On Tuesday night, near the end of the presidential debate, Candy Crowley asked the candidates about manufacturing competition with China:
iPad, the Macs, the iPhones, they are all manufactured in China, and one of the major reasons is labor is so much cheaper there. How do you convince a great American company to bring that manufacturing back here?
By chance, I watched that debate a few miles from where many of those iPads, Macs, and iPhones are made in southern China. The following day -- today, Thursday, China time -- I was inside the most famous of these outsourcing centers. This is the Foxconn "campus" in the Longhua area of Shenzhen, north of Hong Kong. Some 220,000 people work there; about a quarter of them live on site; and several thousand new employees are recruited, trained, and brought onto staff each week, because turnover at Foxconn and many of these Chinese manufacturing centers is so high. Foxconn has been controversial over the years because of allegations of sweatshop operation and of militaristic surveillance and discipline, plus a wave of worker suicides in 2010. I'll have more to say on the current state of Chinese manufacturing at Foxconn and elsewhere very soon, with a now-very-much-overdue article in the magazine.

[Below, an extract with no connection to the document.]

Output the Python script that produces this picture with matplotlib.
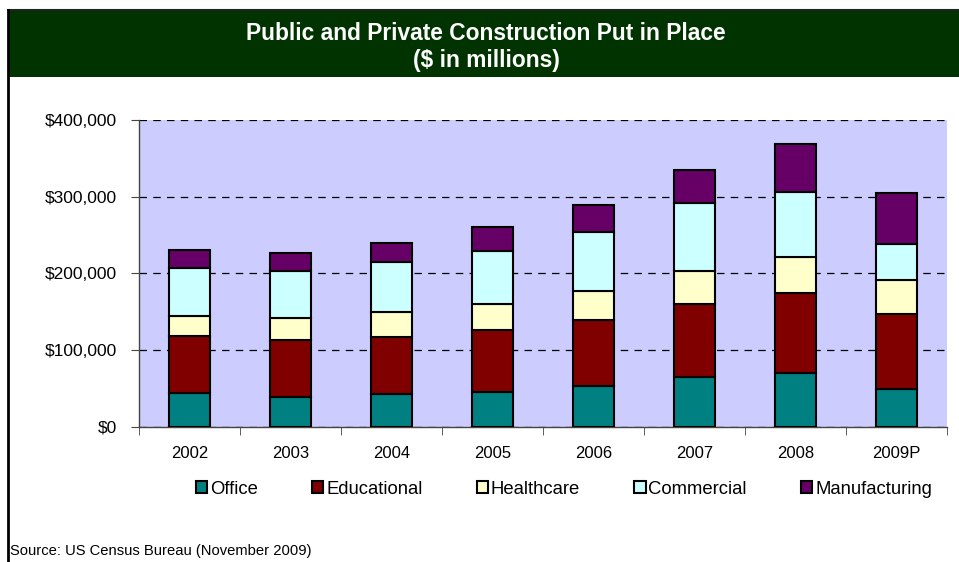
import matplotlib
matplotlib.use("Agg")
import matplotlib.pyplot as plt
from matplotlib.patches import Rectangle
from matplotlib.lines import Line2D
from matplotlib.ticker import FuncFormatter, FixedLocator
import numpy as np

plt.rcParams['font.family'] = ['Liberation Sans', 'DejaVu Sans']

years = ["2002", "2003", "2004", "2005", "2006", "2007", "2008", "2009P"]
office = [43900, 39100, 42300, 44900, 53500, 64400, 70400, 48800]
educational = [74000, 74400, 74300, 80800, 85700, 96000, 104400, 98600]
healthcare = [26900, 28700, 32600, 33900, 37800, 42700, 46900, 43900]
commercial = [61700, 61300, 65600, 69500, 76500, 88600, 84400, 46600]
manufacturing = [23900, 22600, 25200, 30900, 35600, 43100, 62200, 67300]

series = [("Office", office, "#008080"),
          ("Educational", educational, "#800000"),
          ("Healthcare", healthcare, "#FFFFCC"),
          ("Commercial", commercial, "#CCFFFF"),
          ("Manufacturing", manufacturing, "#660066")]

W, H = 959, 562
fig = plt.figure(figsize=(W / 100, H / 100), dpi=100)

# frame and title band
fig.add_artist(Rectangle((8 / W, 1 - 77 / H), 1 - 8 / W, 66 / H, transform=fig.transFigure,
                         facecolor="#003300", edgecolor="none", zorder=0))
fig.add_artist(Line2D([8 / W, 1], [1 - 10 / H, 1 - 10 / H], transform=fig.transFigure,
                      color="#222222", lw=1.5))
fig.add_artist(Line2D([8 / W, 8 / W], [0, 1 - 10 / H], transform=fig.transFigure,
                      color="black", lw=2))
fig.text(486 / W, 1 - 33 / H, "Public and Private Construction Put in Place", color="white",
         fontsize=16.4, fontweight="bold", ha="center", va="center")
fig.text(486 / W, 1 - 60 / H, "($ in millions)", color="white",
         fontsize=16.4, fontweight="bold", ha="center", va="center")

ax = fig.add_axes([139 / W, 1 - 426.7 / H, (947 - 139) / W, (426.7 - 120) / H])
ax.set_facecolor("#CCCCFF")

x = np.arange(len(years))
bottom = np.zeros(len(years))
handles = []
for name, vals, col in series:
    b = ax.bar(x, vals, width=0.41, bottom=bottom, color=col, edgecolor="black",
               linewidth=1.5, label=name, zorder=3)
    bottom += np.array(vals)
    handles.append(b)

ax.set_xlim(-0.5, len(years) - 0.5)
ax.set_ylim(0, 400000)
ax.yaxis.set_major_locator(FixedLocator([0, 100000, 200000, 300000, 400000]))
ax.yaxis.set_major_formatter(FuncFormatter(lambda v, p: "$0" if v == 0 else "${:,.0f}".format(v)))
ax.grid(axis="y", color="black", linestyle=(0, (6, 5)), linewidth=0.9, zorder=1)
ax.set_axisbelow(True)

ax.set_xticks(x)
ax.set_xticklabels(years)
ax.tick_params(axis="x", length=0, labelsize=12, pad=14)
ax.set_xticks(np.arange(-0.5, len(years)), minor=True)
ax.tick_params(axis="x", which="minor", length=6, color="#444444", direction="out")
ax.tick_params(axis="y", length=6, labelsize=12.5, color="#444444", direction="out", pad=10)

for s in ["top", "right"]:
    ax.spines[s].set_visible(False)
for s in ["left", "bottom"]:
    ax.spines[s].set_color("#444444")
    ax.spines[s].set_linewidth(1.0)

leg = fig.legend(handles=handles, labels=[s[0] for s in series], loc="center",
                 bbox_to_anchor=(564 / W, 1 - 489 / H), ncol=5, frameon=False,
                 fontsize=13.3, handlelength=0.6, handleheight=0.6, handletextpad=0.15,
                 columnspacing=2.95)

fig.text(10 / W, 1 - 551 / H, "Source: US Census Bureau (November 2009)", fontsize=10.6,
         ha="left", va="center")

fig.savefig("out.png", dpi=100)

I had been near the Foxconn campus several times in the past six years but never past the entry gate. Today I was able to spend much of a day there seeing assembly lines, dormitories, cafeterias, recreation areas, and other parts of the site. The only pre-condition that was set, and that I agreed to, was that I would not take any photos that revealed the logos of products Foxconn was making for its various customer companies around the world. It is common knowledge in the tech world that Foxconn is a major producer of Apple computers and devices, and that it also supplies products for HP, Dell, and other major international brands. (Consistent with my agreement, I won't mention whether I saw those or other specific brands being produced.)